Often times, when you cross a border or an ocean, you leave a life on the other side. It may be you have an intention to return to the place you left, or not. Maybe it is a vacation, a gap year, a career break, or just time away. But going forward you will undoubtedly have a “before” and an “after” regardless of the reasons for your departure.
That is what today is all about, not only in the United States, but the whole world over. The country in which I was born has made countless references to life before 9-11 and after 9-11. And why not? We lost sons and daughters of our great nation, and sent others abroad as part of the same sacrifice. Two towers fell and a story raised up in the history of America, one whose plot unravels with every new day after 9-11.
One of the biggest questions today is Where were you (when the first tower was hit, when the plane hit the Pentagon, when the President declared war)? Personally, I was a freshman at Albright College in Reading, Pennsylvania, on my way to an Accounting class on a beautiful fall day. The story of my country changed dramatically, but my life remained largely the same. I went to class, to volleyball practice, to parties. I was at home, away from home, safely ensconced in the United States.
Three years later, I was somewhere else. After my first year at Albright, I transferred to Moravian College for a double major in international business and Spanish, which would ultimately lead me abroad. So it was in 2004 when I was once again at home, away from home, nestled in my señora’s apartment in Granada, Spain. March 11, 2004 dawned in Andalucia to shouts of disbelief in my living room: a bomb had gone off in Madrid’s Atocha train station. My host family’s son was living in Madrid at the time and working for the Spanish government, and possibly caught in this terrorist attack.

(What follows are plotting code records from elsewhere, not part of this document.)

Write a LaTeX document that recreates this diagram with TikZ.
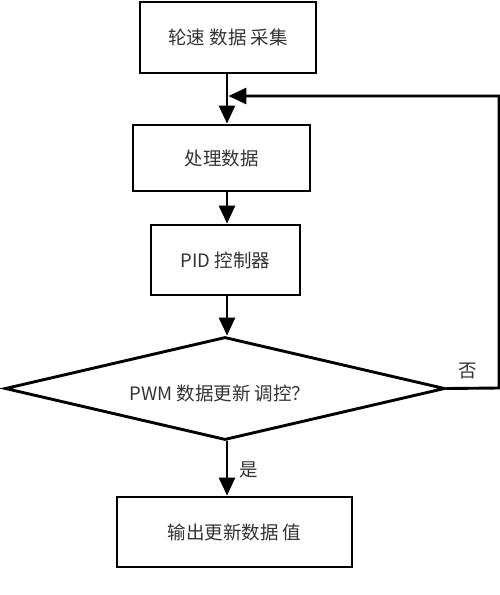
\documentclass[tikz,border=0pt]{standalone}
\usepackage{fontspec}
\newfontfamily\cjk{Noto Sans CJK SC}
\usetikzlibrary{shapes.geometric,arrows.meta}
\begin{document}
\begin{tikzpicture}[x=1pt,y=-1pt,
  box/.style={draw=black,line width=2.9pt,fill=white,inner sep=0pt,font=\cjk\fontsize{18.5}{22}\selectfont,text=black!80},
  decide/.style={diamond,draw=black,line width=2.9pt,fill=white,inner sep=0pt},
  flow/.style={line width=2.9pt,-{Triangle[width=16pt,length=18pt]}},
  lab/.style={font=\cjk\fontsize{18.5}{22}\selectfont,text=black!80}]
\useasboundingbox[fill=white] (0,0) rectangle (500,595);
\node[box,minimum width=176pt,minimum height=71pt] (b1) at (228,37.5) {轮速 数据 采集};
\node[box,minimum width=177pt,minimum height=66pt] (b2) at (221.5,158) {处理数据};
\node[box,minimum width=149pt,minimum height=70pt] (b3) at (225.5,260) {PID 控制器};
\node[decide,minimum width=440pt,minimum height=103pt] (d) at (225,388.5) {};
\node[lab] (dt) at (220,393) {PWM 数据更新 调控？};
\node[box,minimum width=235pt,minimum height=70pt] (b4) at (234.5,532) {输出更新数据 值};
\node[lab] (no) at (468,371) {否};
\node[lab] (yes) at (249,470) {是};
\coordinate (j) at (227,96);
\coordinate (r) at (499,388);
\draw[flow] (b1.south -| j) -- (b2.north -| j);
\draw[flow] (b2.south -| j) -- (b3.north -| j);
\draw[flow] (b3.south -| j) -- (d.north -| j);
\draw[flow] (d.south -| j) -- (b4.north -| j);
\draw[flow] (d.east) -- (r) |- ([xshift=1.4pt]j);
\end{tikzpicture}
\end{document}
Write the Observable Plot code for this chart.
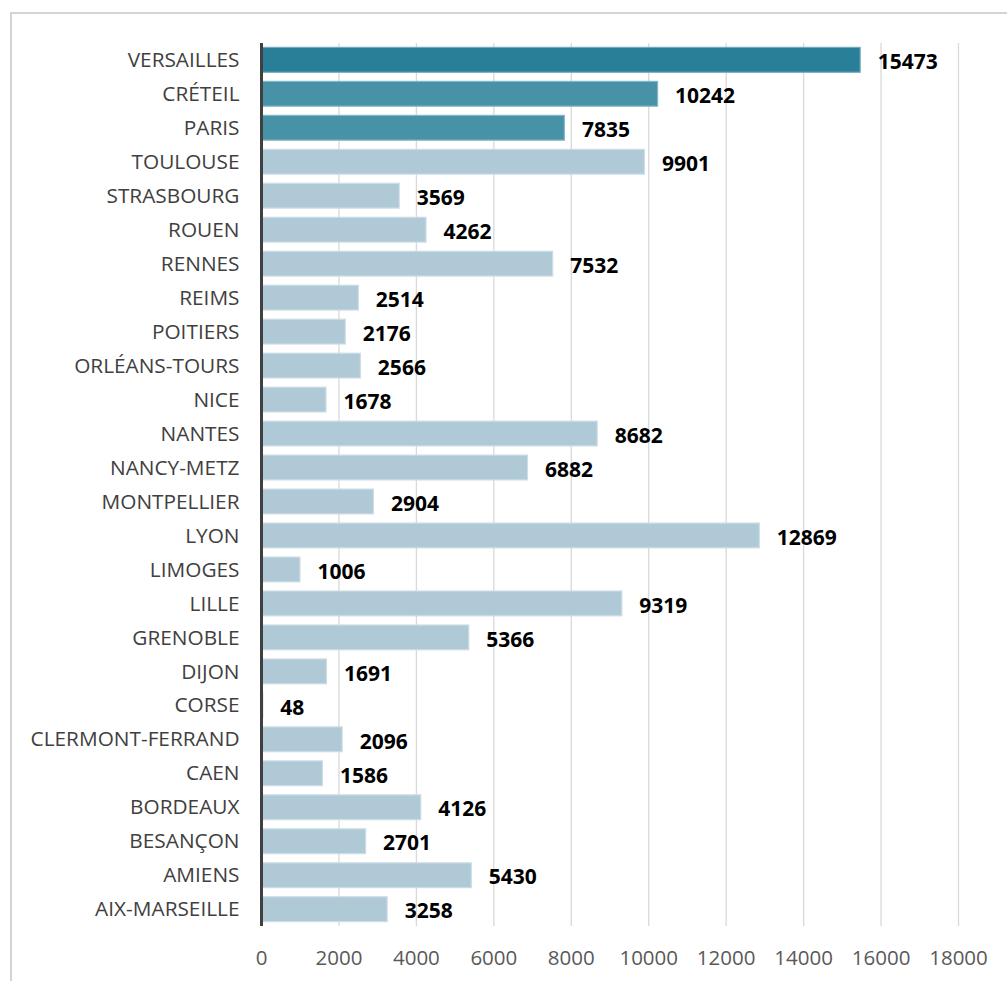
<!DOCTYPE html>
<html>
<head>
<meta charset="utf-8">
<script src="https://cdn.jsdelivr.net/npm/d3@7"></script>
<script src="https://cdn.jsdelivr.net/npm/@observablehq/plot@0.6"></script>
<style>
  html, body { margin: 0; padding: 0; background: #fff; }
  #wrap { position: relative; width: 1007px; height: 981px; overflow: hidden; }
  #frame { position: absolute; left: 10px; top: 12px; width: 1100px; height: 1100px;
           border-left: 2px solid #d4d4d4; border-top: 2px solid #d4d4d4; pointer-events: none; }
  #chart svg { display: block; }
</style>
</head>
<body>
<div id="wrap"><div id="chart"></div><div id="frame"></div></div>
<script>
const academies = ["VERSAILLES","CRÉTEIL","PARIS","TOULOUSE","STRASBOURG","ROUEN","RENNES","REIMS","POITIERS","ORLÉANS-TOURS","NICE","NANTES","NANCY-METZ","MONTPELLIER","LYON","LIMOGES","LILLE","GRENOBLE","DIJON","CORSE","CLERMONT-FERRAND","CAEN","BORDEAUX","BESANÇON","AMIENS","AIX-MARSEILLE"];
const values = [15473,10242,7835,9901,3569,4262,7532,2514,2176,2566,1678,8682,6882,2904,12869,1006,9319,5366,1691,48,2096,1586,4126,2701,5430,3258];
const groups = ["top","mid","mid","other","other","other","other","other","other","other","other","other","other","other","other","other","other","other","other","other","other","other","other","other","other","other"];
const xTicks = [0,2000,4000,6000,8000,10000,12000,14000,16000,18000];

const data = academies.map((a, i) => ({academie: a, value: values[i], group: groups[i]}));
const fills = {top: "#2a7f98", mid: "#4892a7", other: "#b0c9d6"};
const strokes = {top: "#6fa9bb", mid: "#86b8c7", other: "#cddde6"};

const chart = Plot.plot({
  width: 1007,
  height: 981,
  marginLeft: 261,
  marginRight: 49,
  marginTop: 43,
  marginBottom: 55,
  style: {fontFamily: "'Open Sans', sans-serif", background: "transparent"},
  x: {domain: [0, 18000], ticks: xTicks, label: null},
  y: {domain: academies, round: false, paddingInner: 0.27, paddingOuter: 0.13, label: null},
  marks: [
    Plot.ruleX(xTicks.slice(1), {stroke: "#d9d9d9", strokeWidth: 1.3}),
    Plot.barX(data, {y: "academie", x: "value", fill: d => fills[d.group], stroke: d => strokes[d.group], strokeWidth: 1.2}),
    Plot.text(data, {y: "academie", x: "value", text: d => String(d.value), dx: 17, dy: 2, textAnchor: "start",
                     fontWeight: "bold", fontSize: 21, fill: "#000"}),
    Plot.ruleX([0], {stroke: "#404040", strokeWidth: 3}),
    Plot.axisX({ticks: xTicks, tickSize: 0, tickPadding: 24, tickFormat: d => String(d), fontSize: 20.5, color: "#595959", label: null}),
    Plot.axisY({tickSize: 0, tickPadding: 22, fontSize: 20.8, color: "#404040", label: null})
  ]
});
document.getElementById("chart").appendChild(chart);
</script>
</body>
</html>
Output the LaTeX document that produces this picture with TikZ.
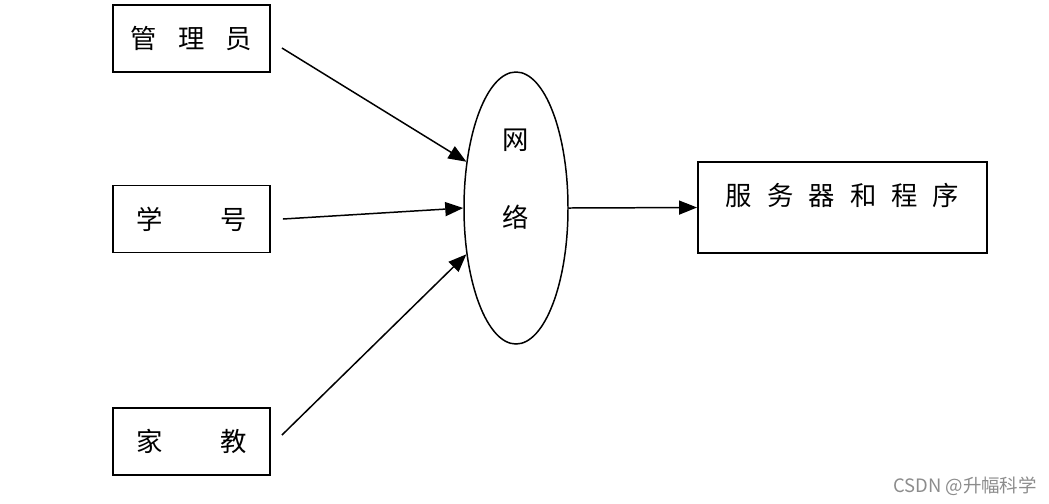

I walked to school in a daze, and before long every student and professor had gathered around the inner patio. Someone asked for a moment of silence, and we stood staring at the tile, at a loss for words. Leaving class later that morning, I found out my host family’s son was safe in the capital, amidst the horror of the day. En route to the AIFS office, my phone rang and I quickly discovered that my own family had a horror of a different kind to face that day.
Several hours after the destruction in Madrid, some 3,000 miles across the pond, my grandmother passed away. It would turn out to be one of the longest and most painful weekends of my life. My adopted city took to the streets in a show of solidarity, headlines crying “No os olvidamos” (We will never forget you). My parents made the long drive to New England for my grandmother’s funeral. Spain identified a terrorist cell responsible for the bombings, and George W. Bush proclaimed, “Today, we are all Spaniards.” My family gathered together to remember a beautiful woman and I cried enough tears to fill the Atlantic Ocean between us.
Ultimately, I stayed in Spain. The weekend lengthened incredibly for my parents, as they returned home to euthanize our ailing dog, only to get back on the road for the funeral on Monday. After much deliberation with my parents, and my director, I crawled back into bed in my Spanish flat and grieved from far away. It turns out that bad things happen, even when you’re not home. Lots of people were away from New York in 2001, and away from Madrid in 2004, but the events there changed their lives all the same.
Know that while you travel, life continues somewhere else. Your before and after may be shaped by events outside of your control, and there is nothing you can do to prepare yourself. Should this stop you from traveling? Absolutely not. Bad things can happen in your own backyard, or halfway around the world. But good things can happen, too. So breathe deep and enjoy every minute, because … why not?